Consider the class IntList, which is a growable array of ints -- it works like an ArrayList but for int primitives. Go ahead and bring this class into your Eclipse project if you haven't already. It is based on the idea of a partially filled array as seen in class.

An example of how we might use IntList follows: 

public class IntListTest {

   public static void main(String[] args) {
      
      IntList list = new IntList();
      
      list.add(5);
      list.add(4);
      list.add(3);
      System.out.println(list);
      System.out.println("Size: " + list.size());
      System.out.println("Min: " + list.getMinimum());
      System.out.println("Max: " + list.getMaximum());
   }
}

Modifying behavior in a subclass

Say you find a few months down the road that IntList doesn't quite do exactly what you need for a certain problem. For this new problem, you'd like the list to stay sorted in ascending order (e.g., 1, 4, 10) as you add things to it. That is, instead of just adding each element at the end of the list, or at an arbitrary position, we'll find the right spot to insert it so that the list stays in order. The existing IntList code works pretty well and handles resizing the array for you, so you make a new class IntListSorted that extends IntList, but overrides the add and insert methods. 
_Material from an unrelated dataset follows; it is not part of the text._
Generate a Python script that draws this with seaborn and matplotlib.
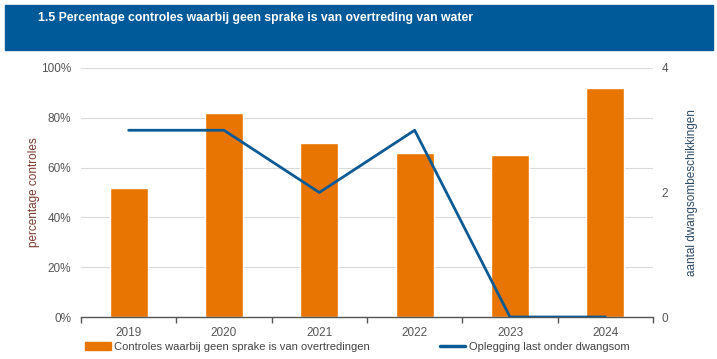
import pandas as pd
import seaborn as sns
import matplotlib.pyplot as plt
from matplotlib.patches import Rectangle
from matplotlib.lines import Line2D
from matplotlib.ticker import FixedLocator, PercentFormatter

# Data
years = ["2019", "2020", "2021", "2022", "2023", "2024"]
pct_no_violation = [52, 82, 70, 66, 65, 92]
dwangsom_count = [3, 3, 2, 3, 0, 0]

ORANGE = "#E87502"
BLUE = "#0B5A94"
HEADER = "#005A9A"

sns.set_theme(style="white")
plt.rcParams['font.family'] = ['Liberation Sans', 'DejaVu Sans']

df = pd.DataFrame({"year": years, "pct": pct_no_violation, "count": dwangsom_count})

fig = plt.figure(figsize=(7.17, 3.59), dpi=100)
ax = fig.add_axes([81 / 717, 1 - 317 / 359, 572 / 717, 249 / 359])

# Header band with title
fig.patches.append(Rectangle((5 / 717, 1 - 50 / 359), 708 / 717, 45 / 359,
                             transform=fig.transFigure, color=HEADER, zorder=0))
fig.text(38 / 717, 1 - 18 / 359, "1.5 Percentage controles waarbij geen sprake is van overtreding van water",
         color="white", fontsize=8.8, fontweight="bold", va="center", ha="left")

# Bars
sns.barplot(data=df, x="year", y="pct", color=ORANGE, width=0.4, saturation=1, ax=ax, zorder=2)
ax.set_ylim(0, 100)
ax.set_xlim(-0.5, 5.5)
ax.yaxis.set_major_locator(FixedLocator([0, 20, 40, 60, 80, 100]))
ax.yaxis.set_major_formatter(PercentFormatter(decimals=0))
ax.grid(axis="y", color="#d9d9d9", linewidth=0.8, zorder=0)
ax.set_axisbelow(True)
ax.set_xlabel("")
ax.set_ylabel("percentage controles", color="#7a3b2e", fontsize=8.5)
ax.yaxis.set_label_coords(-0.072, 0.5)
ax.tick_params(axis="y", length=0, labelsize=8.5, labelcolor="#555555", pad=7)
ax.tick_params(axis="x", length=0, labelsize=8.5, labelcolor="#555555", pad=7)
for s in ["top", "right", "left"]:
    ax.spines[s].set_visible(False)
ax.spines["bottom"].set_color("#555555")
ax.spines["bottom"].set_linewidth(1)
# small tick marks between categories
ax.set_xticks([i - 0.5 for i in range(7)], minor=True)
ax.tick_params(axis="x", which="minor", bottom=True, length=4, color="#555555", width=1, direction="out")

# Line on secondary axis
ax2 = ax.twinx()
sns.lineplot(x=list(range(len(years))), y=dwangsom_count, color=BLUE, linewidth=2, ax=ax2)
ax2.set_ylim(0, 4)
ax2.set_yticks([0, 2, 4])
ax2.set_ylabel("aantal dwangsombeschikkingen", color="#2d4a63", fontsize=8.5)
ax2.yaxis.set_label_coords(1.057, 0.5)
ax2.tick_params(axis="y", length=0, labelsize=8.5, labelcolor="#555555", pad=6)
for s in ["top", "right", "left", "bottom"]:
    ax2.spines[s].set_visible(False)

# Legend below
handles = [Rectangle((0, 0), 1, 1, color=ORANGE),
           Line2D([0], [0], color=BLUE, linewidth=2.5)]
labels = ["Controles waarbij geen sprake is van overtredingen", "Oplegging last onder dwangsom"]
fig.legend(handles, labels, loc="center left", bbox_to_anchor=(75 / 717, 1 - 347 / 359),
           ncol=2, frameon=False, fontsize=8, handlelength=2.3, handleheight=0.7,
           handletextpad=0.3, columnspacing=6.3, labelcolor="#444444")

fig.savefig("out.png", dpi=100)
public class IntListSorted extends IntList
{
  /**
   * Adds a new item to this list, inserting it so that
   * the list remains sorted.
   */
  @Override
  public void add(int newItem)
  {
    if (size() == 0 || get(size() - 1) <= newItem)
    {
      super.add(newItem);
    }
    else
    {
      int i = size();
      while (i > 0 && newItem < get(i - 1))
      {
        i -= 1;
      }
      
      // now i is 0, or newItem >= list[i - 1], so put the new
      // element at position i
      super.insert(i, newItem);
    }
  }
  
  /**
   * Inserts a new item in this list, inserting it so that
   * the list remains sorted.  (The given index is ignored.)
   */
  @Override
  public void insert(int index, int newItem)
  {
    this.add(newItem);
  }
}

Notice how the new add method overrides the superclass's add method, but still calls the superclass version with super.add to do the actual work of inserting the element and possibly growing the array.
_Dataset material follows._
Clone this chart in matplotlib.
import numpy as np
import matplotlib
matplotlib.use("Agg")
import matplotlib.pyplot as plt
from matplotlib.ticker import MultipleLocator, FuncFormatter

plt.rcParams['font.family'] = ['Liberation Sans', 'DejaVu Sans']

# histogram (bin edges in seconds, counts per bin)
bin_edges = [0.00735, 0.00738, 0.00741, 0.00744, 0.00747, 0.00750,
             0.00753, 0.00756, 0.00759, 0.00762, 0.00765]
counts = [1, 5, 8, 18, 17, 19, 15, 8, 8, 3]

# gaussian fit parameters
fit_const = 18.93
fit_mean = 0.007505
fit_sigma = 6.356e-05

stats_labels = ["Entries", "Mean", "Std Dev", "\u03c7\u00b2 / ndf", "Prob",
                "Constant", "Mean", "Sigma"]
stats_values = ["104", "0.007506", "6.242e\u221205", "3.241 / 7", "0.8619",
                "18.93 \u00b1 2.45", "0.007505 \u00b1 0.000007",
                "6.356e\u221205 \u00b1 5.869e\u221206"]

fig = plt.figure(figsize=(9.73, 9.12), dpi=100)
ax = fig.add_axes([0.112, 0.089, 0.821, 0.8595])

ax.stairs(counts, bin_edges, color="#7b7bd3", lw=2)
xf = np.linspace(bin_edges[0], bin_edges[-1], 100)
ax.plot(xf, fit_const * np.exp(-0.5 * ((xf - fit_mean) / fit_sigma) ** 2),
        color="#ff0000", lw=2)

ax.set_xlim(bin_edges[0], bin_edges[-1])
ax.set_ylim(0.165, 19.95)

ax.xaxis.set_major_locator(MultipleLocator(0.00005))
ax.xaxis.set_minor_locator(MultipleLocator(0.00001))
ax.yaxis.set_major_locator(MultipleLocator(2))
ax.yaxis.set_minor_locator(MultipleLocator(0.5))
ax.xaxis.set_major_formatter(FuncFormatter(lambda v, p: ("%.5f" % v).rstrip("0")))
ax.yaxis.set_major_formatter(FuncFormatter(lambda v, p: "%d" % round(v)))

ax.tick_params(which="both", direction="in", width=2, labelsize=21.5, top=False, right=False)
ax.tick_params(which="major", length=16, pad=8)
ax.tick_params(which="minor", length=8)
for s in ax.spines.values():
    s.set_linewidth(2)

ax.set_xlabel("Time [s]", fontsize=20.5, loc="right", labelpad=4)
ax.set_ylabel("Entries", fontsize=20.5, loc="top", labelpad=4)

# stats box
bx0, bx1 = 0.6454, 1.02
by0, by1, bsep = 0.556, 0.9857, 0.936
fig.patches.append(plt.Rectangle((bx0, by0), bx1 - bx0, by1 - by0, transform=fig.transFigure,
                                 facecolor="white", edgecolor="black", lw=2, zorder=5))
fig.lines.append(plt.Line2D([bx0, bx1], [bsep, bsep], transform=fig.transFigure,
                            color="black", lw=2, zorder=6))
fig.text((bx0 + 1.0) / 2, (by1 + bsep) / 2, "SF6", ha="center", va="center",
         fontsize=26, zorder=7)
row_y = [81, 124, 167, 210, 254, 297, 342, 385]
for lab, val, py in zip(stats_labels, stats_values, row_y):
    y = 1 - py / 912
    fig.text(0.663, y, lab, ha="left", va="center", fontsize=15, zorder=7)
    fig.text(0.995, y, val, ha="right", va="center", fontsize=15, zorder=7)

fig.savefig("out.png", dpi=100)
Certainly we could have ignored inheritance and just copied the code for IntList over into our new IntListSorted class. However, if we found an error in the IntList someday, that would mean it would need to be corrected in at least two places. That's bad.

Checkpoint 1

Okay, now complete these two tasks and show your TA. You can test your code by changing your IntListTest to use an IntListSorted instance instead of an IntList.

  1. You see that your new IntListSorted can find the minimum and maximum values in the list in a much simpler and faster way than the superclass can. Override these methods with this faster approach. Modify your IntListTest class to use an IntListSorted instance instead of an IntList and try it out.
  2. Besides overriding superclass functionality, subclasses can add functionality not available to the superclass. Write a method getMedian that returns the middle element of an IntListSorted. (Note: When the list contains an even number of items, just return the last element in the first half of the list, i.e., the element right before the "center" of the list. For example, in the case of [0, 1, 3, 10], 1 should be returned.) Demonstrate your code by adding additional statements to IntListTest.